(What is required) Lines containing the string "React" are to be collected in full.

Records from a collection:
++++++++

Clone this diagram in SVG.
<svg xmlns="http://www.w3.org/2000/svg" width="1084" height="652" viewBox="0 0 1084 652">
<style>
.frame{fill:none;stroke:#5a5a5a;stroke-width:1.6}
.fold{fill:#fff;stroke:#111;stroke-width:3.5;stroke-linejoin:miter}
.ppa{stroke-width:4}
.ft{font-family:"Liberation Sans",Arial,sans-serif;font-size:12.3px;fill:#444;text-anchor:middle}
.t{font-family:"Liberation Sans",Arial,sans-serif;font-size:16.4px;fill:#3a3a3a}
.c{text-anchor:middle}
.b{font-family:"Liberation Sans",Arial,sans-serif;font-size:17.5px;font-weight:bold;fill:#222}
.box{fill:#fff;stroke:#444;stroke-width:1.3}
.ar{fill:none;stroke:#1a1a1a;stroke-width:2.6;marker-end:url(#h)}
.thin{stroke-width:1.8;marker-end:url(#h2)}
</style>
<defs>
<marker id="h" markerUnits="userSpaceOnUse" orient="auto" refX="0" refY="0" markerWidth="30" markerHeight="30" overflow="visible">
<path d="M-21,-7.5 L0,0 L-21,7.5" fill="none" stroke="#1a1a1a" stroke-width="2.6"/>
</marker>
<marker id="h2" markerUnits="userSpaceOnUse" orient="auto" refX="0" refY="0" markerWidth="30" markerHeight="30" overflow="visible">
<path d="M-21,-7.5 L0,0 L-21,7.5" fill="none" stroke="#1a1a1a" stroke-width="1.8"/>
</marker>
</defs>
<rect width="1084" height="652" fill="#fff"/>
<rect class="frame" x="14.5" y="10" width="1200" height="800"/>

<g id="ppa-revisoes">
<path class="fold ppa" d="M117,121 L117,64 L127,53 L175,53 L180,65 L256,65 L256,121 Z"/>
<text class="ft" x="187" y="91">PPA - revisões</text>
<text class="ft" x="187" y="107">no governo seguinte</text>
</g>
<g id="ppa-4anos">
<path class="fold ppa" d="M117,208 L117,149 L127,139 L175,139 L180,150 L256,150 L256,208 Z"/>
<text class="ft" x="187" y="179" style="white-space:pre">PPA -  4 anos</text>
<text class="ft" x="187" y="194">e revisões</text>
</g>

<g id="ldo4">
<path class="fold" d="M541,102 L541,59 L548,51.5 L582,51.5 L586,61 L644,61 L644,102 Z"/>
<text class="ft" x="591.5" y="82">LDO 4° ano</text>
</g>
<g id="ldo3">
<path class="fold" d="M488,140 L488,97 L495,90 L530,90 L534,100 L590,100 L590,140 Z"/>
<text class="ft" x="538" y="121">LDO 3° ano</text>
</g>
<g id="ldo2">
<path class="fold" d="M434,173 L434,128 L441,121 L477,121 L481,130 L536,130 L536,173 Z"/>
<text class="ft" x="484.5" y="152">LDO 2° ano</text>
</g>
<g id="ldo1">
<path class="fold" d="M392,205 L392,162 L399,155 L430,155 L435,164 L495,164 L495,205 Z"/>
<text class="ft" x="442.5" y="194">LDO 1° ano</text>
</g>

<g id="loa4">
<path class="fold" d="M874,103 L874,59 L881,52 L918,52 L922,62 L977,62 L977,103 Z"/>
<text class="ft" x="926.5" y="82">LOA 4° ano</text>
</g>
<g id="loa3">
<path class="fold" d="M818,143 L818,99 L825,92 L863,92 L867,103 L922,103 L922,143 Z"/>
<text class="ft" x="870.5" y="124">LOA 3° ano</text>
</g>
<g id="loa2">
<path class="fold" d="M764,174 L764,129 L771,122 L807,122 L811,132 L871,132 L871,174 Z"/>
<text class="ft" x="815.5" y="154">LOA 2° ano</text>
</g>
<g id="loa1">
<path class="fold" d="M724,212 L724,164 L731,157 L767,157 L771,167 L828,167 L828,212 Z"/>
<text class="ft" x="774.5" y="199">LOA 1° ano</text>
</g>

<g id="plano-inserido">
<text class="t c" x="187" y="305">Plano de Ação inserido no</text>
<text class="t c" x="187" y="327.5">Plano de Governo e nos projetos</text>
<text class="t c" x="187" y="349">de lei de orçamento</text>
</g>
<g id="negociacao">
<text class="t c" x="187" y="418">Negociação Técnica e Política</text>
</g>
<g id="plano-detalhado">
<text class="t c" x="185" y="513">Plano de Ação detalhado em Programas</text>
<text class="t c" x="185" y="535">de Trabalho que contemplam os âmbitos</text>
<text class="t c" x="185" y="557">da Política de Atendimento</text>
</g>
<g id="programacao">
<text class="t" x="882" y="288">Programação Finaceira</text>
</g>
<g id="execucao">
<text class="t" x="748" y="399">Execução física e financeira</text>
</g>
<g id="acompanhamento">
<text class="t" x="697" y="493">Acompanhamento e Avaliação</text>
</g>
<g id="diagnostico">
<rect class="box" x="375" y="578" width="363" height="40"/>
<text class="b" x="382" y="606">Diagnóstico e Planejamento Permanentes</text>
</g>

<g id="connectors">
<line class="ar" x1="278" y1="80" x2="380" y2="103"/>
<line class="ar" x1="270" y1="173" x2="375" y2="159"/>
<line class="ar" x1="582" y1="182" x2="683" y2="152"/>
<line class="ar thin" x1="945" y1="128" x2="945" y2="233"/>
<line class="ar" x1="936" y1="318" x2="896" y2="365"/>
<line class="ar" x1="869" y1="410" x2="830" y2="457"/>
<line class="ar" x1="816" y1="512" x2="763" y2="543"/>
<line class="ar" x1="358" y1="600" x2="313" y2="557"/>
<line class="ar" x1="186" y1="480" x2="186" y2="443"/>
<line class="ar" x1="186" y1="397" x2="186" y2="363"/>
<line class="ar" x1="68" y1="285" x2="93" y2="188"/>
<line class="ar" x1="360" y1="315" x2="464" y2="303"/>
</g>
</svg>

++++++++

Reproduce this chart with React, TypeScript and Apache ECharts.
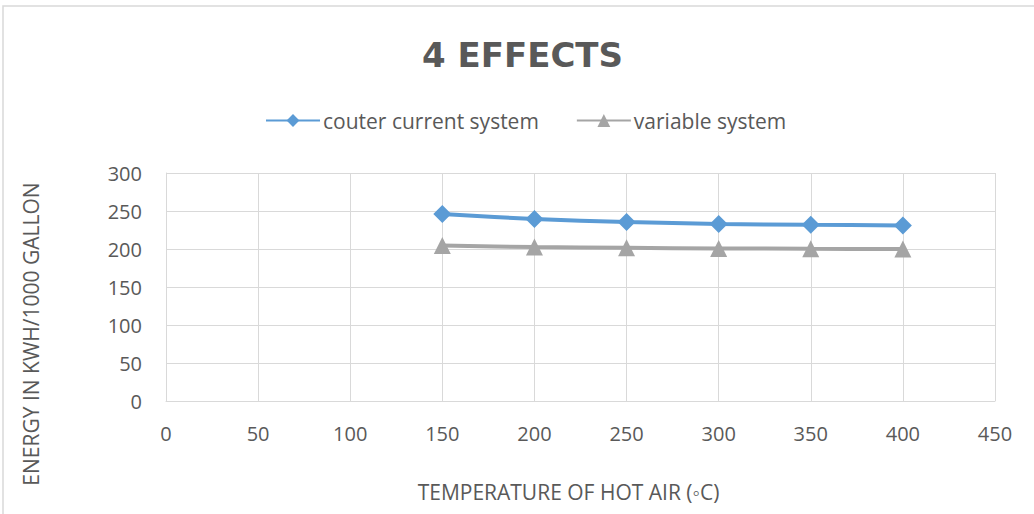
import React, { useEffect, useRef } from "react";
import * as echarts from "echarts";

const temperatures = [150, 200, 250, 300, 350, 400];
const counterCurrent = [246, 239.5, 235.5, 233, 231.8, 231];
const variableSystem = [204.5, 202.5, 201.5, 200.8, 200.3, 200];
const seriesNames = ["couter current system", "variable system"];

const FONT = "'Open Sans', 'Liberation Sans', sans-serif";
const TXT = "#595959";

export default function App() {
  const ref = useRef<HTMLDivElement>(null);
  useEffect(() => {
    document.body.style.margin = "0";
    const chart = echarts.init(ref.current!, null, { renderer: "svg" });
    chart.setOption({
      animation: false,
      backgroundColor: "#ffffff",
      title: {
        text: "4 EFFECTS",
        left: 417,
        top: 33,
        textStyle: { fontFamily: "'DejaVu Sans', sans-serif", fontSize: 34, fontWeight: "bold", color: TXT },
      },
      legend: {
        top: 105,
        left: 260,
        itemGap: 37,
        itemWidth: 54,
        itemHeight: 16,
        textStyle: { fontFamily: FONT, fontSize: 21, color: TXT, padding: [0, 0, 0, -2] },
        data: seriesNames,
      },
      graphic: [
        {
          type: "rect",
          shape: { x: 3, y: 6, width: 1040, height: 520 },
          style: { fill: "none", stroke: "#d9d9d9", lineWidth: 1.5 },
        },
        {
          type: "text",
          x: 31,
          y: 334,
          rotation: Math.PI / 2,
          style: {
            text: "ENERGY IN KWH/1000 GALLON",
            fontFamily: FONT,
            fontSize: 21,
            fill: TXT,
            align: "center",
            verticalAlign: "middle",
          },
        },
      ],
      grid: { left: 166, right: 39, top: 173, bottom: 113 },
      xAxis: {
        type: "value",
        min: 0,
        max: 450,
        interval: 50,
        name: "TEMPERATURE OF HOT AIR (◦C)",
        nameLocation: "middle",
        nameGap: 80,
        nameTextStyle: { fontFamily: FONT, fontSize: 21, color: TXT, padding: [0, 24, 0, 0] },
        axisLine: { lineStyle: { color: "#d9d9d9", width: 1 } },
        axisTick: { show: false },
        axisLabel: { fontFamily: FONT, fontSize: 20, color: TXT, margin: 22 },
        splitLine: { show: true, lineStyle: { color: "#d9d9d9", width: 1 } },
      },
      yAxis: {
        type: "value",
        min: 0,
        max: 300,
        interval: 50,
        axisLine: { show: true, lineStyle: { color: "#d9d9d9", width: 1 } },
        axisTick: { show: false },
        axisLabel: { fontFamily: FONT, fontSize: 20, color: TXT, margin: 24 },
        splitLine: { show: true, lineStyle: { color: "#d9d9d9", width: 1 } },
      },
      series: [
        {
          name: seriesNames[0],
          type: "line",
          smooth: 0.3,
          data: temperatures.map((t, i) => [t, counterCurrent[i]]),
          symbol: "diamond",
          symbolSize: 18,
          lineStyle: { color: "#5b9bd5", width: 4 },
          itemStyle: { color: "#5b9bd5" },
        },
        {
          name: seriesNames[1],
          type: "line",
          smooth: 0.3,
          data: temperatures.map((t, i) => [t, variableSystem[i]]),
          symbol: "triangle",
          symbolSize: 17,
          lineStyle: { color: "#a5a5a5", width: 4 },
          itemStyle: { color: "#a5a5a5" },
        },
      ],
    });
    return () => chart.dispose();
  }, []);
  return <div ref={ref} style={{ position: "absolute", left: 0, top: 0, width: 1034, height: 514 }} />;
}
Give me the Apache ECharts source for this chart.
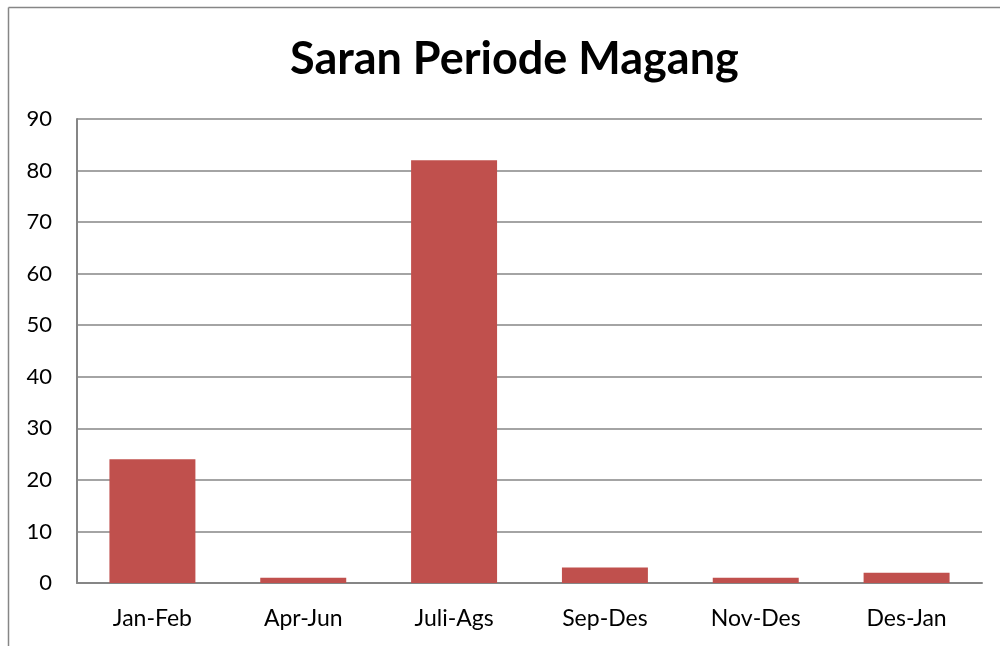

++++++++

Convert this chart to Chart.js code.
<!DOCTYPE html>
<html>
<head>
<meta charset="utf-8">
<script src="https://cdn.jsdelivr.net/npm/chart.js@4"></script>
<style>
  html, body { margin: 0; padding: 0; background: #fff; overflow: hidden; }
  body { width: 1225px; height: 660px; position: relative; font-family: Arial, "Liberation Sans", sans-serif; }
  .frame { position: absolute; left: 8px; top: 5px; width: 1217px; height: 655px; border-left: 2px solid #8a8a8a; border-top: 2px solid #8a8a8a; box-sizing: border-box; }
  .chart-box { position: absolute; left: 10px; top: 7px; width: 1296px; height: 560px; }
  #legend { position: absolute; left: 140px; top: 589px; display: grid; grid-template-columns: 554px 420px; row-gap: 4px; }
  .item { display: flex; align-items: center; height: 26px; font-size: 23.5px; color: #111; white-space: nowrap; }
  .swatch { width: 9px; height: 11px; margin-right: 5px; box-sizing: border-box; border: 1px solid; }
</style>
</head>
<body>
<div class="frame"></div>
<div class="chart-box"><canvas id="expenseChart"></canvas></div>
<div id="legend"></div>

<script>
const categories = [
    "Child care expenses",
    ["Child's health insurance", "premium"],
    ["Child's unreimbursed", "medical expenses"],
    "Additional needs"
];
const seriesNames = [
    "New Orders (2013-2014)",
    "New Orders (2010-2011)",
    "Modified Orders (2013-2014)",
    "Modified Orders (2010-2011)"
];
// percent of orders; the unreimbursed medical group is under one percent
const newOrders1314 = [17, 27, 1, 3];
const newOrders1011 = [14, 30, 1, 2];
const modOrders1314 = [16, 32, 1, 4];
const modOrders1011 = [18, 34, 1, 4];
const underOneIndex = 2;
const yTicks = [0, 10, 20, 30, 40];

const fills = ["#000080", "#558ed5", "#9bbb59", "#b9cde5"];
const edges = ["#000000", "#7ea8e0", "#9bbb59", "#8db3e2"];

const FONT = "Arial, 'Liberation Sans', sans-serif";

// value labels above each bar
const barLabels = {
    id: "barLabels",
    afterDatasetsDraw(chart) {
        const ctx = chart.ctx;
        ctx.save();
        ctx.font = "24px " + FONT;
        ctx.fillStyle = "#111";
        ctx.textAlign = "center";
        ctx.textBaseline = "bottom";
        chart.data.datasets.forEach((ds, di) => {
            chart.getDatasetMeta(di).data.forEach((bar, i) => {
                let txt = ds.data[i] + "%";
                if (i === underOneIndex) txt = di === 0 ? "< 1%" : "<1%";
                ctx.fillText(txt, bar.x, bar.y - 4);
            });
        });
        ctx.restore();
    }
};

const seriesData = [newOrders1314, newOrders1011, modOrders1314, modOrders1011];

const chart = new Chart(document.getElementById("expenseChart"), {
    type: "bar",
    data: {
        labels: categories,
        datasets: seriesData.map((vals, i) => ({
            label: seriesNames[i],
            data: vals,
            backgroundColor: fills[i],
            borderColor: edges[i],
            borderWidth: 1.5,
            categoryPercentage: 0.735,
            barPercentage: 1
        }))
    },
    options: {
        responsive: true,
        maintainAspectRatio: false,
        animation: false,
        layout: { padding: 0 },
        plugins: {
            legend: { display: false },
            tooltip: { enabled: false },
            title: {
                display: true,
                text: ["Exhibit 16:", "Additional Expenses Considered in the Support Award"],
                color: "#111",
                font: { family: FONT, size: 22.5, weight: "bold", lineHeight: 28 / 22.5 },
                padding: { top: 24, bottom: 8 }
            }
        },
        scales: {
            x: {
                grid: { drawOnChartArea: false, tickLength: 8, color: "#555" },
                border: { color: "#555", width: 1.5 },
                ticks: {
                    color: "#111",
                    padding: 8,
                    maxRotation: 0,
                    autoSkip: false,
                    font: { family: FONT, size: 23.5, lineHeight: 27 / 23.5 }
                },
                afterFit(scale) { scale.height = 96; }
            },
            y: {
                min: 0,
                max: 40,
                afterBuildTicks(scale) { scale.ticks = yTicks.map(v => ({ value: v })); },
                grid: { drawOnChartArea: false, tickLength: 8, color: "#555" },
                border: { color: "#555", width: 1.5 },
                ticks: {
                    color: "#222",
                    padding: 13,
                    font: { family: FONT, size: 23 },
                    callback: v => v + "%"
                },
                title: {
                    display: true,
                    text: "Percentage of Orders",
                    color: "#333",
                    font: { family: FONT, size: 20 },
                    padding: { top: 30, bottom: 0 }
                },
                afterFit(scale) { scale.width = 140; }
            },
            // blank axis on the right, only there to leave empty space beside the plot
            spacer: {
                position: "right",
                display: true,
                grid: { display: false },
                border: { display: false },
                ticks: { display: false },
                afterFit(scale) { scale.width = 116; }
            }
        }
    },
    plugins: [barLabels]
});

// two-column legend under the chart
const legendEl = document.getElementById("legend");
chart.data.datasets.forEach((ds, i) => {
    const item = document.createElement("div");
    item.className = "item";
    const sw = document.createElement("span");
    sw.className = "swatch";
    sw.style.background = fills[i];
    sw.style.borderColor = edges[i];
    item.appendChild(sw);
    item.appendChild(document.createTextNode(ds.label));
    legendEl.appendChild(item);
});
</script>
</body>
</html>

++++++++

(Correct result)
Reproduce this chart with React, TypeScript and Apache ECharts.
import React, { useEffect, useRef } from "react";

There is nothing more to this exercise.